Religious Jewelry as a Gift

It should come as no surprise that one of the most common occasions to give a religious jewelry is at a celebration or ritual for a religious rite of passage. Countless crosses are given at baptisms and confirmations, Stars of David are given at Bar and Bat Mitzvahs, and Hakeek rings and Allah pendants are popular gifts for people of Muslim faiths celebrating various milestones, even without official ceremonies. While pendants are by far the most common form of religious jewelry, there is no reason you can't get a ring, bracelet, pin, or other piece, as well.

There are also items of a more abstract religious or spiritual nature which are very popular gifts and accessories. Among the more popular items available from jewelry stores and spiritual specialty stores are Ankhs, Kali Yantras, pentagrams, and a variety of Celtic crosses. Many of these are worn by people who don't specifically connect them to any religious or spiritual ideology. If you choose to wear religious jewelry for its beauty, be sure to at least know what other people are likely to think your jewelry means. Pentagrams, for example, are commonly associated with witchcraft, so if you wear one, you have to realize that some people will think that you're going home to a cauldron, a black cat, and a Book of Shadows.

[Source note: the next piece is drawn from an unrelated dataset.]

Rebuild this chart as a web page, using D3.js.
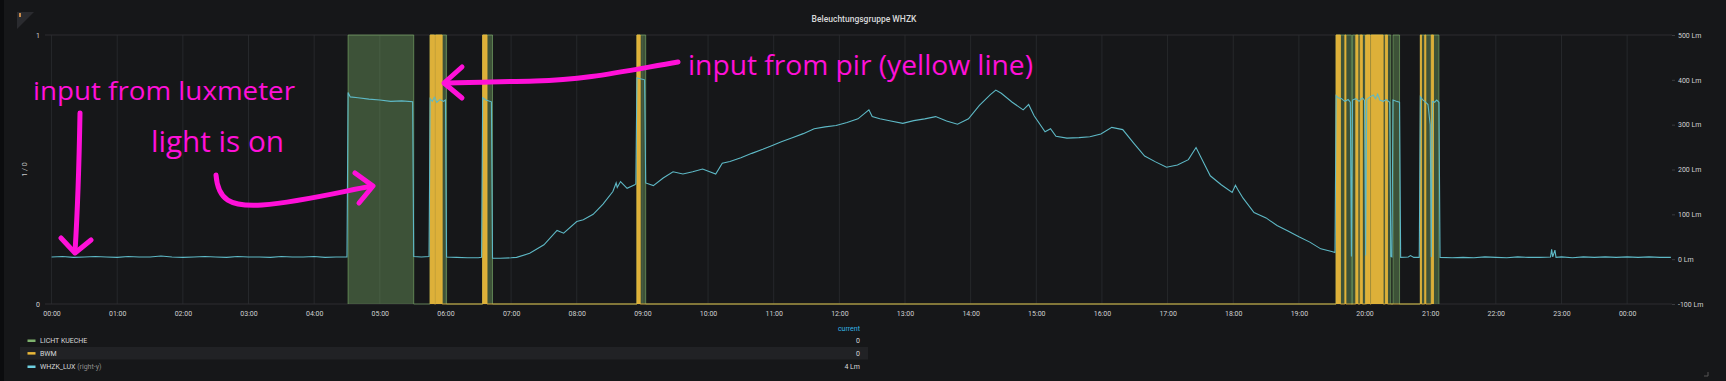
<!DOCTYPE html>
<html><head><meta charset="utf-8">
<script src="https://cdn.jsdelivr.net/npm/d3@7"></script>
<style>html,body{margin:0;padding:0;background:#161719;} svg{display:block}</style>
</head><body><svg id="c" width="1726" height="381"></svg>
<script>
// ---------------- data ----------------
const chartTitle = "Beleuchtungsgruppe WHZK";
const leftAxisLabel = "1 / 0";
const leftTicks = [0, 1];
const rightTicks = [-100, 0, 100, 200, 300, 400, 500];
const seriesNames = ["LICHT KUECHE", "BWM", "WHZK_LUX"];
const seriesCurrent = ["0", "0", "4 Lm"];
const lichtOn = [["04:31","05:31"],["05:46","06:01"],["06:34","06:43"],["08:55","09:03"],
  ["19:34","19:48"],["19:49","20:01"],["20:02","20:24"],["20:26","20:32"],["20:51","21:08"]];
const bwmOn = [["05:46","05:50"],["05:51","05:57"],["06:34","06:38"],["08:55","08:58"],
  ["19:34","19:38"],["19:42","19:43"],["19:52","19:54"],["19:56","19:58"],["20:01","20:05"],
  ["20:06","20:17"],["20:19","20:21"],["20:51","20:52"],["20:55","20:56"],["21:01","21:03"]];
const luxTimes = ["00:00","00:10","00:20","00:30","00:40","00:50","01:00","01:10","01:20","01:30","01:40","01:50",
 "02:00","02:10","02:20","02:30","02:40","02:50","03:00","03:10","03:20","03:30","03:40","03:50","04:00","04:10","04:20","04:30",
 "04:31","04:33","04:40","04:50","05:00","05:10","05:20","05:30","05:31","05:38","05:45",
 "05:46","05:48","05:50","05:52","05:55","05:58","06:00","06:01","06:10","06:20","06:30","06:33",
 "06:34","06:37","06:42","06:43","06:50","07:00","07:05","07:17","07:30","07:42","07:48","08:00","08:06","08:15","08:24",
 "08:33","08:36","08:37","08:40","08:46","08:53","08:54","08:55","09:02","09:03","09:10","09:19","09:28","09:37","09:46","09:55",
 "10:07","10:13","10:20","10:30","10:40","10:50","10:57","11:07","11:17","11:27","11:37","11:47","11:57","12:07","12:17","12:27",
 "12:30","12:37","12:47","12:58","13:08","13:18","13:28","13:38","13:48","13:58","14:08","14:18","14:23","14:28","14:38","14:48",
 "14:53","14:58","15:08","15:13","15:18","15:28","15:39","15:49","15:59","16:09","16:19","16:29","16:39","16:49","16:59","17:09",
 "17:19","17:26","17:34","17:39","17:49","17:59","18:02","18:04","18:09","18:19","18:30","18:40","18:50","19:00","19:10","19:20",
 "19:30","19:33","19:34","19:36","19:39","19:42","19:45","19:47","19:48","19:49","19:52","19:55","19:58","20:00","20:01","20:02",
 "20:05","20:08","20:10","20:12","20:14","20:17","20:20","20:23","20:24","20:25","20:26","20:29","20:32","20:33","20:40","20:42",
 "20:45","20:50","20:51","20:53","20:55","20:58","21:00","21:01","21:02","21:04","21:06","21:08","21:09","21:20","21:30","21:40",
 "21:50","22:00","22:10","22:20","22:30","22:40","22:50","22:51","22:52","22:54","22:55","23:00","23:10","23:20","23:30","23:40",
 "23:50","24:00","24:10","24:20","24:30","24:40"];
const luxValues = [5,6,4,5,6,5,4,6,5,5,7,5,
 4,5,6,5,4,6,5,5,4,6,5,5,6,4,5,5,
 372,362,360,357,355,352,353,351,6,5,6,
 358,352,361,350,356,352,355,5,4,3,3,4,
 360,355,351,2,2,3,4,13,32,64,58,84,88,100,123,
 151,170,160,173,158,166,168,404,400,170,164,181,195,190,195,201,
 190,214,218,226,236,245,252,262,271,280,291,295,298,305,313,333,
 318,313,308,303,309,313,318,308,301,313,343,367,377,370,350,333,
 345,320,284,291,274,270,271,273,279,294,289,259,230,217,205,210,
 222,249,210,186,166,149,165,156,136,104,92,75,63,50,38,23,
 17,15,365,360,358,352,356,350,6,355,358,352,360,354,8,356,
 362,366,358,368,355,352,356,350,6,5,355,352,350,4,5,8,
 4,4,362,356,352,345,300,5,352,350,355,350,4,3,4,3,
 5,4,3,5,4,4,5,22,5,20,4,5,3,5,4,5,
 4,5,4,5,4,4];

// ---------------- helpers ----------------
const base = new Date(2018, 0, 1, 0, 0, 0);
function tm(s){ const [h,m] = s.split(":").map(Number); return d3.timeMinute.offset(base, h*60+m); }
function steps(intervals){
  const pts = [];
  intervals.forEach(([s,e]) => { pts.push({t:tm(s),v:0},{t:tm(s),v:1},{t:tm(e),v:1},{t:tm(e),v:0}); });
  return pts;
}

const svg = d3.select("#c");
const W = 1726, H = 381;
const P = {l:45, r:1672, t:35, b:304};
const font = "Roboto, 'Open Sans', sans-serif";

svg.append("rect").attr("width",W).attr("height",H).attr("fill","#161719");
svg.append("rect").attr("width",4).attr("height",H).attr("fill","#0b0c0e");

const x = d3.scaleTime().domain([d3.timeMinute.offset(base,-6), d3.timeMinute.offset(base,24*60+41)]).range([P.l,P.r]);
const yL = d3.scaleLinear().domain([0,1]).range([P.b,P.t]);
const yR = d3.scaleLinear().domain([-100,500]).range([P.b,P.t]);

// corner triangle
svg.append("path").attr("d","M17,12L34,12L17,29Z").attr("fill","#2a2b2f");
svg.append("rect").attr("x",19).attr("y",13).attr("width",2).attr("height",4).attr("fill","#c98b4a");

// title
svg.append("text").attr("x",864).attr("y",22).attr("text-anchor","middle")
  .attr("font-family",font).attr("font-size",8.5).attr("font-weight",500).attr("fill","#d8d9da").text(chartTitle);

// grid
const hours = d3.timeHour.range(base, d3.timeMinute.offset(base,24*60+1));
svg.append("g").selectAll("line").data(hours).join("line")
  .attr("x1",d=>x(d)).attr("x2",d=>x(d)).attr("y1",P.t).attr("y2",P.b)
  .attr("stroke","#26282b").attr("stroke-width",1);
svg.append("g").selectAll("line").data(leftTicks).join("line")
  .attr("x1",P.l).attr("x2",P.r).attr("y1",d=>yL(d)).attr("y2",d=>yL(d))
  .attr("stroke","#2c2d31").attr("stroke-width",1);

// series
const area = d3.area().x(d=>x(d.t)).y0(yL(0)).y1(d=>yL(d.v));
const line = d3.line().x(d=>x(d.t)).y(d=>yL(d.v));
const gS = svg.append("g");
const lichtPts = steps(lichtOn), bwmPts = steps(bwmOn);
gS.append("path").attr("d",area(lichtPts)).attr("fill","#7EB26D").attr("fill-opacity",0.38);
gS.append("path").attr("d",line(lichtPts)).attr("fill","none").attr("stroke","#7EB26D").attr("stroke-width",1).attr("stroke-opacity",0.6);
gS.append("path").attr("d",area(bwmPts)).attr("fill","#EAB839").attr("fill-opacity",0.92);
gS.append("path").attr("d",line(bwmPts)).attr("fill","none").attr("stroke","#EAB839").attr("stroke-width",1).attr("stroke-opacity",0.8);

const luxData = luxTimes.map((t,i)=>({t:tm(t), v:luxValues[i]}));
gS.append("path").attr("d", d3.line().x(d=>x(d.t)).y(d=>yR(d.v))(luxData))
  .attr("fill","none").attr("stroke","#5eb9c6").attr("stroke-width",1.1);

// axes
const axX = d3.axisBottom(x).tickValues(hours).tickFormat(d3.timeFormat("%H:%M")).tickSize(0).tickPadding(7);
const gx = svg.append("g").attr("transform",`translate(0,${P.b})`).call(axX);
const axL = d3.axisLeft(yL).tickValues(leftTicks).tickFormat(d3.format("d")).tickSize(0).tickPadding(5);
const gl = svg.append("g").attr("transform",`translate(${P.l},0)`).call(axL);
const axR = d3.axisRight(yR).tickValues(rightTicks).tickFormat(d=>d+" Lm").tickSize(3).tickPadding(3);
const gr = svg.append("g").attr("transform",`translate(${P.r},0)`).call(axR);
[gx,gl,gr].forEach(g=>{
  g.select(".domain").remove();
  g.selectAll("text").attr("font-family",font).attr("font-size",7).attr("fill","#d0d1d2");
  g.selectAll("line").attr("stroke","#3a3b3e");
});

svg.append("text").attr("transform",`translate(27,${(P.t+P.b)/2}) rotate(-90)`).attr("text-anchor","middle")
  .attr("font-family",font).attr("font-size",7).attr("fill","#c8c9ca").text(leftAxisLabel);

// legend
const colors = ["#7EB26D","#EAB839","#6ED0E0"];
const rowY = [340.7, 353.3, 366.7];
svg.append("rect").attr("x",20).attr("y",347).attr("width",848).attr("height",12.5).attr("fill","#212225");
svg.append("text").attr("x",860).attr("y",331).attr("text-anchor","end").attr("font-family",font)
  .attr("font-size",7).attr("fill","#33b5e5").text("current");
const lg = svg.append("g").selectAll("g").data(seriesNames).join("g").attr("transform",(d,i)=>`translate(0,${rowY[i]})`);
lg.append("rect").attr("x",27.5).attr("y",-1.2).attr("width",8).attr("height",2.5).attr("fill",(d,i)=>colors[i]);
const lt = lg.append("text").attr("x",40).attr("y",2.5).attr("font-family",font).attr("font-size",7).attr("fill","#d8d9da");
lt.append("tspan").text(d=>d);
lt.filter((d,i)=>i===2).append("tspan").attr("fill","#8e8e8e").text(" (right-y)");
lg.append("text").attr("x",860).attr("y",2.5).attr("text-anchor","end").attr("font-family",font)
  .attr("font-size",7).attr("fill","#d8d9da").text((d,i)=>seriesCurrent[i]);

// resize handle
svg.append("path").attr("d","M1708,372L1708,376L1704,376").attr("fill","none").attr("stroke","#555").attr("stroke-width",1);

// annotations
const mag = "#ff10d8";
const ann = svg.append("g");
function atext(s,x0,yb,size,len){
  ann.append("text").attr("x",x0).attr("y",yb).attr("font-family","'Open Sans', 'Noto Sans', sans-serif")
    .attr("font-size",size).attr("fill",mag).attr("textLength",len).attr("lengthAdjust","spacingAndGlyphs").text(s);
}
atext("input from luxmeter",33,100,26,262);
atext("light is on",151,152,30,133);
atext("input from pir (yellow line)",688,75,27,345);
const ap = (d)=>ann.append("path").attr("d",d).attr("fill","none").attr("stroke",mag).attr("stroke-width",5)
  .attr("stroke-linecap","round").attr("stroke-linejoin","round");
ap("M80,113 C79,170 77,220 75,252");
ap("M61,238 L75,253 L91,240");
ap("M216,175 C218,200 230,207 262,205 C300,202 340,192 372,186");
ap("M355,173 L373,186 L359,203");
ap("M678,62 C620,72 585,80 535,81 C500,82 470,82 445,83");
ap("M462,67 L444,83 L462,98");
</script></body></html>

Depending on your price range, you can find religious jewelry in all metals and styles. A platinum and diamond cross may become a treasured heirloom handed down for generations, while a sterling Celtic cross could be something you wear once in a while when the mood strikes. If you are thinking of giving religious jewelry as a gift, just make sure that you know the preferences of the recipient--knowing something as simple as whether he or she prefers yellow gold or white gold will make your gift more thoughtful and more wearable.